I like Goldie Hawn’s giggle and Warren Beatty’s twinkly squint. I like when Travolta’s mind goes a little haywire or someone rides a real horse right onstage. I like the top hats, the slip-ups, the fake tans, the bling.
I like the wrong turns as winners head offstage. Once in a while, you even get a streaker.
Sometimes I’ll skip church just to watch an awards show. They are to live entertainment what Jimmy Swaggart is to organized religion.
In awards shows, the pews are softer and the setting is more glamorous. But as with chicken-fried TV preachers, someone fussed too much with the host’s hair and there is the unspoken assumption that redemption can be bought.
Most awards shows should probably open with a prayer.
“Forgive us our trespasses,
As we forgive those who plucked us on the back end … ”
Man, this is all such good live theater. Put the kids to bed and pour yourself a glass of grog, because you’re home on the couch with your dog and these poor people are not. For once, they envy you.
Even for the rich and famous, formal clothing is never comfortable, not to mention footwear that breathes like alligator boots.
So there’s always a bit of squirming and beautiful sweaty foreheads. I like when the auditoriums are a little warm and Charlize Theron’s porcelain skin is as shiny as yours or mine. Or Matt Damon twists his neck in hopes of cork-screwing himself out of his tux. Or some megastar rakes her tiny purse for her last Xanax.

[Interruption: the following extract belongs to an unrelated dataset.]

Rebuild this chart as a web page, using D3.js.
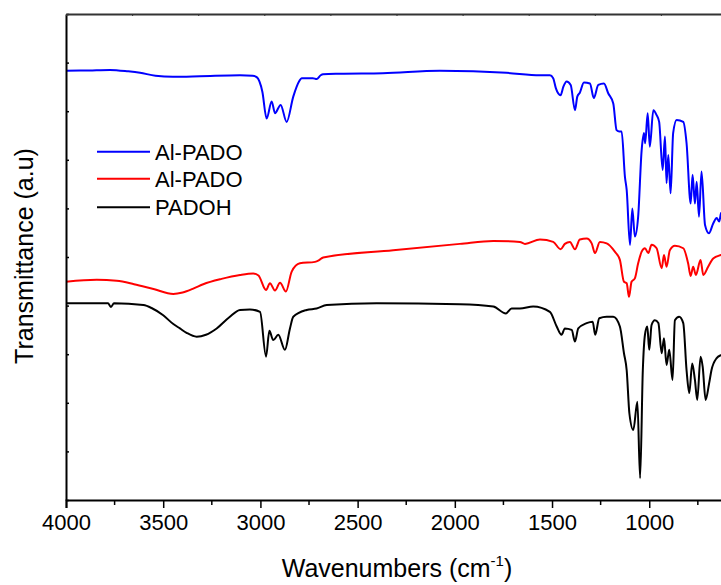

As we know, producers (like editors) are almost universally incapable of giving a decent speech. They are organizers, visionaries, nudges and bores – all good qualities.
But they are not performers.
Writers can’t give speeches either, and let lemurs swarm the next young actor who insists on thanking all the people who sign his checks. That’s not what this is about. Honestly, I’m not sure what it’s about, except entertaining Americans desperate for a little escape from the grinding sameness of day-to-day life.
So wow us. If your fingers tremble a little, so what?
That’s part of what we like about awards shows … the way they humanize you major stars. Yours is such a tough business — probably the toughest of all. At any given time, there are perhaps 4,000 professional athletes who have beaten the odds to gain public prominence. In entertainment, there might be 500 A-listers, maybe fewer.
Indeed, entertainment is the world’s toughest sport and, despite my teasing, I really have tremendous respect for anyone who excels in this ridiculous field. We all love a winner, but what we really admire are warriors who win after hitting rock bottom.
For talent will take you only so far in Hollywood. You also need dumb luck, a break here and there, an uncle who runs Paramount, and the grit to gut it out when none of the other stuff does the trick.
Indeed, awards shows seem a tribute to the winners’ charming resilience, the same quality we like in our fictional big-screen heroes, a plucky American allure.
My buddy Geoff, who has covered his share of red carpets, sent along his thoughts recently on a group photo we both really liked – a photo where a child ran through the shot, creating a lovely and funny crowd reaction.
Geoff noted: “Any ‘still life’ is a conspiracy against the beautiful blur of life being lived.”
Amen. Let the beautiful blurs begin.